In an era where the prices of land have skyrocketed, few people want to waste space building a car garage on the home when they could put it to better use.

Like another bedroom or a space to rent out. Many people chose the carport; a shed in the compound, far away from the house. But most people just pack the car (armed with an alarm) outside. It remains to be seen if the garage will ever make its way back to the home blue print.

What is a carport?
A carport is a covered structure used to offer limited protection to vehicles, primarily cars, from rain and frost. The structure can either be free standing or attached to a wall. Unlike most structures, a carport does not have four walls, and usually has one or two. Carports offer less protection than garages but allow for more ventilation. In particular, a carport prevents frost on the windshield. A “mobile” and/or “enclosed” carport has the same purpose as a standard carport.

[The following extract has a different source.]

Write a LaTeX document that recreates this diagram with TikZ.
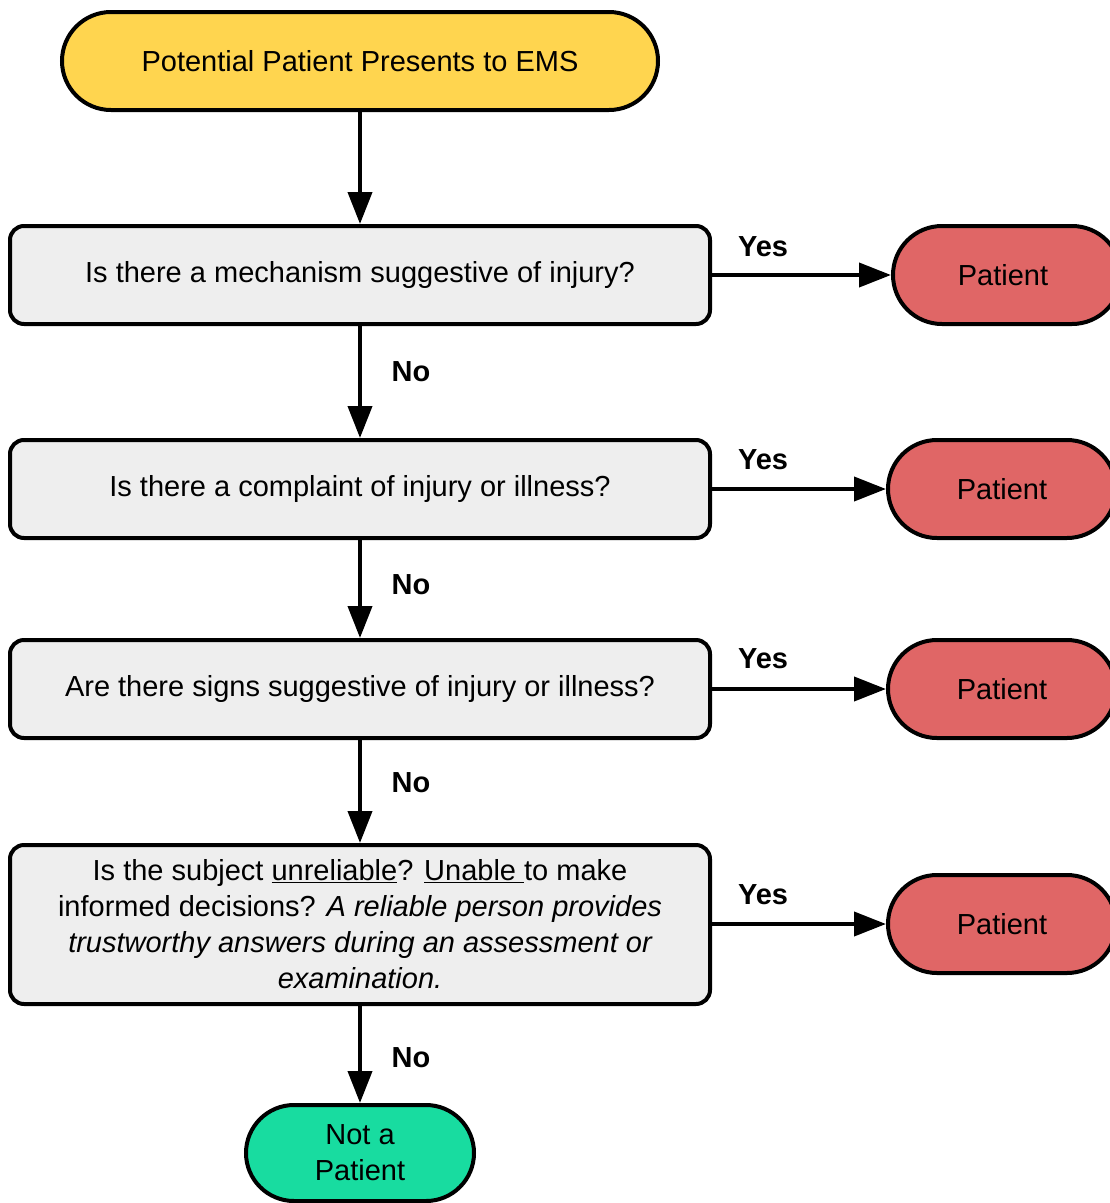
\documentclass[tikz,border=0pt]{standalone}
\usepackage{fontspec}
\setmainfont{Liberation Sans}
\usetikzlibrary{arrows.meta}
\definecolor{startyellow}{HTML}{FFD54F}
\definecolor{qgrey}{HTML}{EEEEEE}
\definecolor{patred}{HTML}{E06666}
\definecolor{notgreen}{HTML}{18DCA0}
\begin{document}
\begin{tikzpicture}[x=1pt,y=-1pt,
  every node/.style={font=\fontsize{29}{36}\selectfont, inner sep=0pt, align=center},
  base/.style={draw=black, line width=4pt},
  startbox/.style={base, fill=startyellow, minimum width=596pt, minimum height=98pt, rounded corners=49pt},
  question/.style={base, fill=qgrey, minimum width=700pt, rounded corners=14pt},
  patientbox/.style={base, fill=patred, minimum width=228pt, minimum height=98pt, rounded corners=49pt},
  endbox/.style={base, fill=notgreen, minimum width=228pt, minimum height=96pt, rounded corners=48pt},
  flow/.style={line width=4pt, -{Triangle[length=32pt,width=24pt]}},
  answer/.style={font=\fontsize{29}{30}\selectfont\bfseries}
]
\useasboundingbox (0,0) rectangle (1110,1203);

\node[startbox] (start) at (360,61) {Potential Patient Presents to EMS};

\node[question, minimum height=98pt] (q1) at (360,275) {Is there a mechanism suggestive of injury?};
\node[question, minimum height=98pt] (q2) at (360,489) {Is there a complaint of injury or illness?};
\node[question, minimum height=98pt] (q3) at (360,689) {Are there signs suggestive of injury or illness?};
\node[question, minimum height=159pt] (q4) at (360,924.5)
  {Is the subject \underline{unreliable}? \underline{Unable\ }to make\\
   informed decisions? \itshape A reliable person provides\\
   \itshape trustworthy answers during an assessment or\\
   \itshape examination.};

\node[patientbox] (p1) at (1007,275) {\hspace*{-8pt}Patient};
\node[patientbox] (p2) at (1002,489) {Patient};
\node[patientbox] (p3) at (1002,689) {Patient};
\node[patientbox] (p4) at (1002,924) {Patient};

\node[endbox] (np) at (360,1153) {Not a\\Patient};

% main chain
\draw[flow] (start) -- (q1);
\draw[flow] (q1) -- (q2);
\draw[flow] (q2) -- (q3);
\draw[flow] (q3) -- (q4);
\draw[flow] (q4) -- (np);

% branches to patient
\draw[flow] (q1.east) -- (p1.west);
\draw[flow] (q2.east) -- (p2.west);
\draw[flow] (q3.east) -- (p3.west);
\draw[flow] (q4.east |- p4.west) -- (p4.west);

% answer labels
\node[answer] (y1) at (763,247) {Yes};
\node[answer] (y2) at (763,460) {Yes};
\node[answer] (y3) at (763,659) {Yes};
\node[answer] (y4) at (763,895) {Yes};
\node[answer] (n1) at (411,372) {No};
\node[answer] (n2) at (411,585) {No};
\node[answer] (n3) at (411,783) {No};
\node[answer] (n4) at (411,1058) {No};
\end{tikzpicture}
\end{document}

However, it may be removed/relocated and is typically framed with tubular steel and may have canvas or vinyl type covering which encloses the complete frame, including walls. It may have an accessible front entry or open entryway not typically attached to any structure or fastened in place by permanent means put held in place by stakes.
It is differentiated from a tent by its main purpose: to house vehicles and/or motorised equipment.